2026-03-09

Your Legacy Code Has Vulnerabilities You've Never Found. AI Just Changed That.

Most businesses running software built more than five years ago are also running security risks they've never properly audited. Not because no one cares, but because legacy code audits are expensive, slow, and require specialists who understand architectures most developers no longer work with.

AI can now read old code, even machine code from 40 years ago, and find bugs.

Microsoft Azure CTO Mark Russinovich demonstrated this last week, using Claude to decompile and analyze a utility he wrote in 1986 for the Apple II. The code was in 6502 machine language, a low-level assembly dialect most developers today have never touched. Claude found a genuine vulnerability: a silent failure mode where the program would set pointers incorrectly instead of reporting errors.

That's not just a nostalgic exercise. Countless embedded systems and legacy microcontrollers run firmware written decades ago that has never been formally audited. Industrial equipment, older enterprise software, internal tools nobody has touched in years. This code runs real businesses.

A traditional security audit for legacy systems is expensive. A single engagement can run $20,000 to $100,000 or more depending on scope. Most small and mid-sized businesses skip it. They run the risk because the alternative feels out of reach.

Static analysis tools like Semgrep and CodeQL have been doing automated vulnerability detection for years, but they struggle with legacy architectures and obscure assembly dialects. That's the gap AI fills: it can reason about code it was never explicitly trained to parse.

AI code auditing doesn't replace a full penetration test. But it lowers the cost of the first pass considerably. Russinovich's experiment showed Claude could identify a real vulnerability in 40-year-old assembly code, without any specialist knowledge from the person running the audit.

Anthropic's own red team confirmed this tendency when releasing the model: it "found high-severity vulnerabilities, some that had gone undetected for decades" in well-tested codebases with years of fuzzing data behind them.

This opens up a triage approach to legacy security that wasn't really feasible before.

Take a critical legacy component: a specific module, a firmware binary, an old internal service. Paste it into Claude or GPT-4 and ask it to identify potential security issues, silent failure modes, and unhandled edge cases. You'll get a list of things worth a closer look. Then bring in a human specialist only for what's flagged as high severity.

This works best on isolated components, not entire codebases. Large systems need to be broken into auditable chunks first. And like any AI output, the results need human review. Treat it as a triage list, not a final report. The AI will surface real issues, but it will also flag false positives.

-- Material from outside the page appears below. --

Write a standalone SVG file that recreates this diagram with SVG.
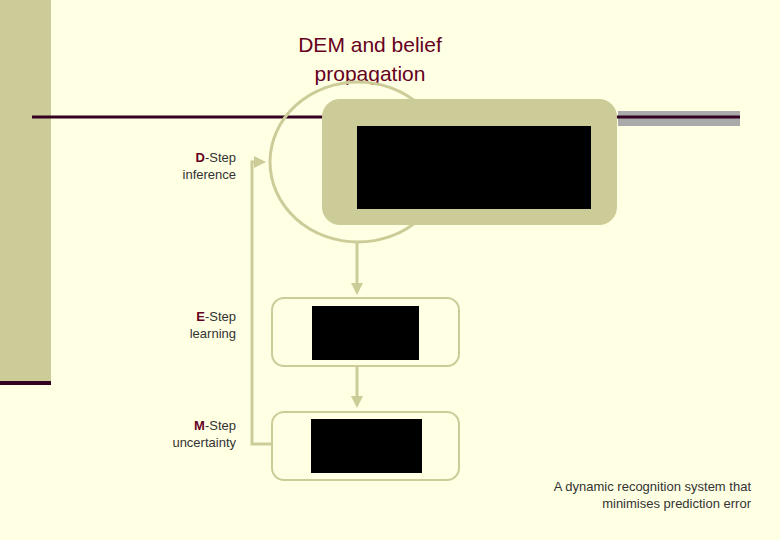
<svg xmlns="http://www.w3.org/2000/svg" width="780" height="540" viewBox="0 0 780 540">
<style>
.lbl{font-family:"Liberation Sans",Arial,sans-serif;font-size:13px;fill:#333;text-anchor:end}
.b{fill:#660022;font-weight:bold}
.con{stroke:#CCCC99;stroke-width:3;fill:none}
.box{stroke:#CCCC99;stroke-width:2;fill:none}
</style>
<defs><marker id="ah" markerWidth="4" markerHeight="4" refX="3" refY="2" orient="auto"><path d="M0,0L4,2L0,4z" fill="#CCCC99"/></marker></defs>
<rect width="780" height="540" fill="#FFFFE3"/>
<rect x="0" y="0" width="51" height="383" fill="#CCCC99"/>
<rect x="0" y="381" width="51" height="4" fill="#330022"/>
<rect x="618" y="111" width="122" height="15" fill="#AAAAAA"/>
<line x1="32" y1="117" x2="740" y2="117" stroke="#330022" stroke-width="3"/>
<text x="370" y="52" font-family="Liberation Sans,Arial,sans-serif" font-size="21" fill="#660022" text-anchor="middle">DEM and belief</text>
<text x="370" y="81" font-family="Liberation Sans,Arial,sans-serif" font-size="21" fill="#660022" text-anchor="middle">propagation</text>
<g id="connectors">
<ellipse class="con" cx="358" cy="162" rx="88" ry="80"/>
<path class="con" d="M357,242V292" marker-end="url(#ah)"/>
<path class="con" d="M357,366V405" marker-end="url(#ah)"/>
<path class="con" d="M272,444H252V162H263" marker-end="url(#ah)"/>
</g>
<g id="dstep">
<rect x="322" y="99" width="295" height="126" rx="18" fill="#CCCC99"/>
<rect x="357" y="126" width="234" height="83" fill="#000"/>
<text class="lbl" x="236" y="162"><tspan class="b">D</tspan>-Step</text>
<text class="lbl" x="236" y="179">inference</text>
</g>
<g id="estep">
<rect class="box" x="272" y="298" width="187" height="68" rx="12"/>
<rect x="312" y="306" width="107" height="54" fill="#000"/>
<text class="lbl" x="236" y="321"><tspan class="b">E</tspan>-Step</text>
<text class="lbl" x="236" y="338">learning</text>
</g>
<g id="mstep">
<rect class="box" x="272" y="412" width="187" height="68" rx="12"/>
<rect x="311" y="419" width="111" height="54" fill="#000"/>
<text class="lbl" x="236" y="430"><tspan class="b">M</tspan>-Step</text>
<text class="lbl" x="236" y="447">uncertainty</text>
</g>
<text class="lbl" x="751" y="491">A dynamic recognition system that</text>
<text class="lbl" x="751" y="508">minimises prediction error</text>
</svg>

The goal isn't to replace a specialist. It's to give the specialist a head start, which makes the engagement shorter and more focused than starting from scratch.

There's a catch. The same capability that helps defenders also helps attackers. The bar for finding vulnerabilities in old systems is dropping for everyone, not just the good guys.

The businesses that audit their own legacy code before someone else does will be glad they didn't wait.

If you don't know where your oldest code lives or when it was last reviewed, that's the question to start with. The answer is probably more interesting than you'd like.